● **Prompt**:
Look for the line containing "Rebuild this chart" and the line containing "import * as"; retype them and all lines between, exactly, and leave out the pictures.

● **Data lines**:
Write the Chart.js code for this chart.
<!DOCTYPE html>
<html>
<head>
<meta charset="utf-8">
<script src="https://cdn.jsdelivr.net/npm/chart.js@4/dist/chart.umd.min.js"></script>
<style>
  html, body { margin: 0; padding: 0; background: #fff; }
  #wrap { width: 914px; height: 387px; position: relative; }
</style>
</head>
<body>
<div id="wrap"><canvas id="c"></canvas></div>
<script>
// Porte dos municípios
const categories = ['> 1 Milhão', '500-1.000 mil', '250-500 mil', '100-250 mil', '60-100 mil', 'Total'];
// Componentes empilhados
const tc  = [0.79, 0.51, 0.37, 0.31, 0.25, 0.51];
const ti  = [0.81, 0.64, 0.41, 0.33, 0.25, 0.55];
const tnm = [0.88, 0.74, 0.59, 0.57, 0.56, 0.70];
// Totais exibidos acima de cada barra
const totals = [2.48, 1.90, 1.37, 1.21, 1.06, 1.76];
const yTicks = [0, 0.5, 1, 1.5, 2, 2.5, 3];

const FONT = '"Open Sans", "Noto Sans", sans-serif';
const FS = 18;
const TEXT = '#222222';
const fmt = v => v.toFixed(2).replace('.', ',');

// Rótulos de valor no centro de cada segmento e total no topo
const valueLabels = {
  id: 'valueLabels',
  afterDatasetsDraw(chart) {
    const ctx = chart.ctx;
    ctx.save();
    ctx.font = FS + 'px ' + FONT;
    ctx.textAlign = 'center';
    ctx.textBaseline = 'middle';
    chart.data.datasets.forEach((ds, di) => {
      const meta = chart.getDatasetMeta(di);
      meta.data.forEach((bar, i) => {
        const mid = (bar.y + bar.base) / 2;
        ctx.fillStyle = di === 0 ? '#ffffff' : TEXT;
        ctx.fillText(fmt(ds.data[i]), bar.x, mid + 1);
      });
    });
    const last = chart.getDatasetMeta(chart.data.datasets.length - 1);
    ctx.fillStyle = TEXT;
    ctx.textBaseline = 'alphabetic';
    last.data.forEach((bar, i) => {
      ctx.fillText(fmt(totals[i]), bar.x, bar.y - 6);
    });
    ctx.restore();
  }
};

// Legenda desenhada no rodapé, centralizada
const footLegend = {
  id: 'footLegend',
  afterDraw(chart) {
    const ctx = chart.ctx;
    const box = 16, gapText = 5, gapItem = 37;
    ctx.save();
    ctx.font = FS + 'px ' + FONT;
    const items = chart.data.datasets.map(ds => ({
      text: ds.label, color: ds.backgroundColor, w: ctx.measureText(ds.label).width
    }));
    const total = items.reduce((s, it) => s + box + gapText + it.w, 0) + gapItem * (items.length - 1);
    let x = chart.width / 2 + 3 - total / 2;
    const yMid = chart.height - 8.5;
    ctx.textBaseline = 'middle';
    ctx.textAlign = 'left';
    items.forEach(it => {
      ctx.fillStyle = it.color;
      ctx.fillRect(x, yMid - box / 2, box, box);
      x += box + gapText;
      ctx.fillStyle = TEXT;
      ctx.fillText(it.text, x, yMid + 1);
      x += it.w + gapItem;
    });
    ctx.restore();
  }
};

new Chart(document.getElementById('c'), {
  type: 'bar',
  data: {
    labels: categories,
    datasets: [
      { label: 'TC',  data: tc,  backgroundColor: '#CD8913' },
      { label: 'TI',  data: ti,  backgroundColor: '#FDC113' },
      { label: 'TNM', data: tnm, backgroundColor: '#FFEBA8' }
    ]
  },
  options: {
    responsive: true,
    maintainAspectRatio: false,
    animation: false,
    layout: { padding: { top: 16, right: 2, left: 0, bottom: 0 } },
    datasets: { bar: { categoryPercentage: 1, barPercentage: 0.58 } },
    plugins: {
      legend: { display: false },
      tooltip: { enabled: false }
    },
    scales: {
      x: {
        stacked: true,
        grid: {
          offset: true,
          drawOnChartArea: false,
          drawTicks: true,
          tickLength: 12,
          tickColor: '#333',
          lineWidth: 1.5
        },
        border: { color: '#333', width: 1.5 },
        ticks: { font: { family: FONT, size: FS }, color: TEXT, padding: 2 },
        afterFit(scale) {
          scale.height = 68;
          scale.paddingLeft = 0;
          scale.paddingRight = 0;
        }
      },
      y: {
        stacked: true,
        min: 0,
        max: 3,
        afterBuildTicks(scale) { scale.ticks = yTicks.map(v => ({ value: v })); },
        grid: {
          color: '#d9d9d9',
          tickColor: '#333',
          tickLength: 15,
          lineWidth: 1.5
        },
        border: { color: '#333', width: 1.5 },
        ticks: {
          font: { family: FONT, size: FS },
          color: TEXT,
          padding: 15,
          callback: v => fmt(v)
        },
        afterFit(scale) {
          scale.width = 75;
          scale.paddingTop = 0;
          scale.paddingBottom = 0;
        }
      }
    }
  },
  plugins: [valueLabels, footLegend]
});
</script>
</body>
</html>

--

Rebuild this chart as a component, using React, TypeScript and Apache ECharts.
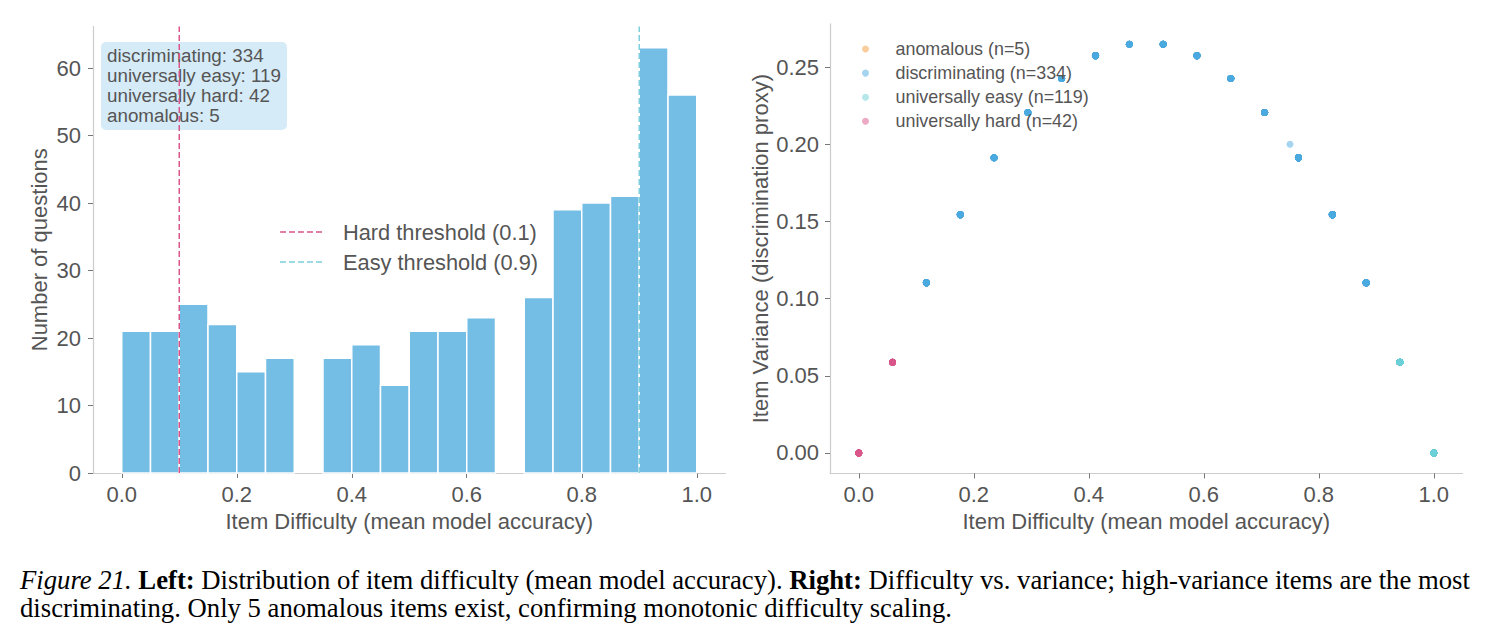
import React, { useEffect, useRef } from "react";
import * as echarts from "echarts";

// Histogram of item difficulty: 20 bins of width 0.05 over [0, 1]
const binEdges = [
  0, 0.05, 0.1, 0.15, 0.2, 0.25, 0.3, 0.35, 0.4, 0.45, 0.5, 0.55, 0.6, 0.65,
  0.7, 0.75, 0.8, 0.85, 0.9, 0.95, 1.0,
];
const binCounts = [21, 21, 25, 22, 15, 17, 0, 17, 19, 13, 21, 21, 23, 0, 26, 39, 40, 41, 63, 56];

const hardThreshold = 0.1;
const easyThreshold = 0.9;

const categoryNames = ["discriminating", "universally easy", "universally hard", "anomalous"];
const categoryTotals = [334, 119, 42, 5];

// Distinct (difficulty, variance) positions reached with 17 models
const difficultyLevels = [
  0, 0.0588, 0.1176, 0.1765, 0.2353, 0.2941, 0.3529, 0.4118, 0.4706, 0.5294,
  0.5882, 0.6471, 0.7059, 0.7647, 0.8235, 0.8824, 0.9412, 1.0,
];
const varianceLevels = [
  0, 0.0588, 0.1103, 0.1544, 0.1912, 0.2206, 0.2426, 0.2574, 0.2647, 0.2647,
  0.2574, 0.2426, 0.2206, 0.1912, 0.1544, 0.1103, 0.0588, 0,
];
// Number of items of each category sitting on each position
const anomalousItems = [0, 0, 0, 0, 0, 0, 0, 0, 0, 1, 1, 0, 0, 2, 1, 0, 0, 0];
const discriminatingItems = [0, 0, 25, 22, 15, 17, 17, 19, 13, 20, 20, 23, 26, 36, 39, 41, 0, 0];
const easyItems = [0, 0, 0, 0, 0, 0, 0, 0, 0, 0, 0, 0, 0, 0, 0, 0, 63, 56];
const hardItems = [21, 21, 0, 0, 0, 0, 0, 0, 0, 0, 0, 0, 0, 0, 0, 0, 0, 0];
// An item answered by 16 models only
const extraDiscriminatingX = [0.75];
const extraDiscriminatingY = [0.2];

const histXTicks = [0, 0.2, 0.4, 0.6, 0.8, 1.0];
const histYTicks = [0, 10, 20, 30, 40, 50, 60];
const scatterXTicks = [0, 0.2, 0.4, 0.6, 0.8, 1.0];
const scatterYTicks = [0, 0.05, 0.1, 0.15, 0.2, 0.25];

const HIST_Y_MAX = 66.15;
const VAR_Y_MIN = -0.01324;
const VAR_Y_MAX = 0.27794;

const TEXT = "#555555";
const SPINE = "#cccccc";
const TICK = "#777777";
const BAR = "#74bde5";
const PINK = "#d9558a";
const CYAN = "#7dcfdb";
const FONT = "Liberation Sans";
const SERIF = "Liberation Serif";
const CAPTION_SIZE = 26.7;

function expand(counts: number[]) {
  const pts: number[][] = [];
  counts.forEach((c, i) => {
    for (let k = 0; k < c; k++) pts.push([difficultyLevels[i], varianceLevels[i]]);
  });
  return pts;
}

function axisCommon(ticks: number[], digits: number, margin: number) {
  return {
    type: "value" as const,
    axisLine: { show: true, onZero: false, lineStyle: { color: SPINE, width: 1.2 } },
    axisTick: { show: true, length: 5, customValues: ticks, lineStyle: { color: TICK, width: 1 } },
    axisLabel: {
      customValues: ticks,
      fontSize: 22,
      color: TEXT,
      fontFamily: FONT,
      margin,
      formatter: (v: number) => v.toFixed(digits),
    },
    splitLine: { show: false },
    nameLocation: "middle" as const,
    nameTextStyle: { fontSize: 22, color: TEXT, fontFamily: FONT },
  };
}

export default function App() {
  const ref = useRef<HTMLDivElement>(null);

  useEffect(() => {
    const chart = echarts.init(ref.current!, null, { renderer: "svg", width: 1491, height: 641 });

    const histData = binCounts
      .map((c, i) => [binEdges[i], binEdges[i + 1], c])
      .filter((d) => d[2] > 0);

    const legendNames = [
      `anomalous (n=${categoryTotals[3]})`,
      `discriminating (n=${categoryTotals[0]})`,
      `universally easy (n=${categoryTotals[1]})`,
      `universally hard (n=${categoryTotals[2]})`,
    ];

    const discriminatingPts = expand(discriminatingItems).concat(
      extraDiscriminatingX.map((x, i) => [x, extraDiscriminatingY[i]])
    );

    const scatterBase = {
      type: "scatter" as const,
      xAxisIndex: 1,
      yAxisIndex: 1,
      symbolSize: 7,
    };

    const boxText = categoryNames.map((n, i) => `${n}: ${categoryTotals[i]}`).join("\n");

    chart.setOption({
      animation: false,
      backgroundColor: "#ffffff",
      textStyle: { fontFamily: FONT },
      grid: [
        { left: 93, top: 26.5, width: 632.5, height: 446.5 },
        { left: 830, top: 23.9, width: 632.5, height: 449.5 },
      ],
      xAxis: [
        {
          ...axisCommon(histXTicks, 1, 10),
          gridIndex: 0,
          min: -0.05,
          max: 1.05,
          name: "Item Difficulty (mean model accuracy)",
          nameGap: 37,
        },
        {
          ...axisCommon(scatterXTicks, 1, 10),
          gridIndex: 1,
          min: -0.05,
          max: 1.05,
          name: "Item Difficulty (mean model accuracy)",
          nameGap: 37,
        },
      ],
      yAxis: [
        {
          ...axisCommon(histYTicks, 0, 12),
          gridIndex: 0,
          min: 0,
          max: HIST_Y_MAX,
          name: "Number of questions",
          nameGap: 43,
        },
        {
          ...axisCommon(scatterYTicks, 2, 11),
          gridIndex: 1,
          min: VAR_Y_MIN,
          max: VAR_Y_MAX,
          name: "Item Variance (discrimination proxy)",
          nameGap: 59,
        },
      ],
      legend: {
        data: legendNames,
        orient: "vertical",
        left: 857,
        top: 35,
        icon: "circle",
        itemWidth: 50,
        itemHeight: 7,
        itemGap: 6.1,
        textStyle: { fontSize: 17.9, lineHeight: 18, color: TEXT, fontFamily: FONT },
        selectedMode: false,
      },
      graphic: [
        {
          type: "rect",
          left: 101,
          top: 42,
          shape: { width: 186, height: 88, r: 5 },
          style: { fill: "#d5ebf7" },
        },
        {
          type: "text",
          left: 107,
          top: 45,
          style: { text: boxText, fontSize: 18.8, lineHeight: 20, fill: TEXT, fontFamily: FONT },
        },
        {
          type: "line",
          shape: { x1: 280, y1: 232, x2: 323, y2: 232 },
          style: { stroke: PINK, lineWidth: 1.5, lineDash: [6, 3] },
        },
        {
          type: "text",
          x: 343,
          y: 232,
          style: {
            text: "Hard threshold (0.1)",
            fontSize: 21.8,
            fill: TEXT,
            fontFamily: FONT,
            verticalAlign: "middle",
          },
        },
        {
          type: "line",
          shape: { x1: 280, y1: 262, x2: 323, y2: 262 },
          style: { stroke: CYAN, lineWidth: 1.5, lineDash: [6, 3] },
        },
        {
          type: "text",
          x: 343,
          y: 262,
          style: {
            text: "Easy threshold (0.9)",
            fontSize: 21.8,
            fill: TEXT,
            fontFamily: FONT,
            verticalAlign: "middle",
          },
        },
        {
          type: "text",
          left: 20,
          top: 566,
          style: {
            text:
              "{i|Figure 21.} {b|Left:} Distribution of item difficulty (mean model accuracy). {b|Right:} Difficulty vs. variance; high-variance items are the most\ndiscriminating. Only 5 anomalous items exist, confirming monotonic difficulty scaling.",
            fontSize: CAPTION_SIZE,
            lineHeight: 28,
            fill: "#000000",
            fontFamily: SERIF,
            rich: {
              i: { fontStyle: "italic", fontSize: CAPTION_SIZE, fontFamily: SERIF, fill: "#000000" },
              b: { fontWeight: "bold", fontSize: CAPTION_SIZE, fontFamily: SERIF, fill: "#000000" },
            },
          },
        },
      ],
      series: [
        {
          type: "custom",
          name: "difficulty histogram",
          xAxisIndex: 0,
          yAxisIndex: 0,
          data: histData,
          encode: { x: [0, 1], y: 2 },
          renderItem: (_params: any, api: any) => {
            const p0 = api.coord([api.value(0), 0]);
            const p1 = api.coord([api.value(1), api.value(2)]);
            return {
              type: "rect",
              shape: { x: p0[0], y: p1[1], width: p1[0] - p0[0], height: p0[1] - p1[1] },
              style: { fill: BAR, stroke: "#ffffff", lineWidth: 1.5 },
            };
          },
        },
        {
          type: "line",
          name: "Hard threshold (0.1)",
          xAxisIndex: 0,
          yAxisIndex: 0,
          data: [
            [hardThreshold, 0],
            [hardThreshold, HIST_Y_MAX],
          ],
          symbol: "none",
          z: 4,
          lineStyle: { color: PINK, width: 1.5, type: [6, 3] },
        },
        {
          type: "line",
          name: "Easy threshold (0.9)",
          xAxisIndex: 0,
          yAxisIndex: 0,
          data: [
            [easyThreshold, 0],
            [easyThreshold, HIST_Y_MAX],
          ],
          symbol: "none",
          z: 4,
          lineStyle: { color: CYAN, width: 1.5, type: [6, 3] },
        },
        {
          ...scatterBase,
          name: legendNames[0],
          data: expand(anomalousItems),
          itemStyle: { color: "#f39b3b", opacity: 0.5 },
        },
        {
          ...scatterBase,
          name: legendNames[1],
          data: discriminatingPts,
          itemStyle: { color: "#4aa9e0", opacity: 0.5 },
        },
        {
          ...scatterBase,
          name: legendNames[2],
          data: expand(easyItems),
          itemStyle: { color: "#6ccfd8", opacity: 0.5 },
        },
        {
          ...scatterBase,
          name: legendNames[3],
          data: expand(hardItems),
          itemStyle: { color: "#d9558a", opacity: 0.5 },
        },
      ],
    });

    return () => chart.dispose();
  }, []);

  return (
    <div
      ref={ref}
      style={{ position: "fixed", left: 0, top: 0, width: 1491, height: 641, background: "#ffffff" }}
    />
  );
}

● **Result of this task**:
Rebuild this chart as a component, using React, TypeScript and Apache ECharts.
import React, { useEffect, useRef } from "react";
import * as echarts from "echarts";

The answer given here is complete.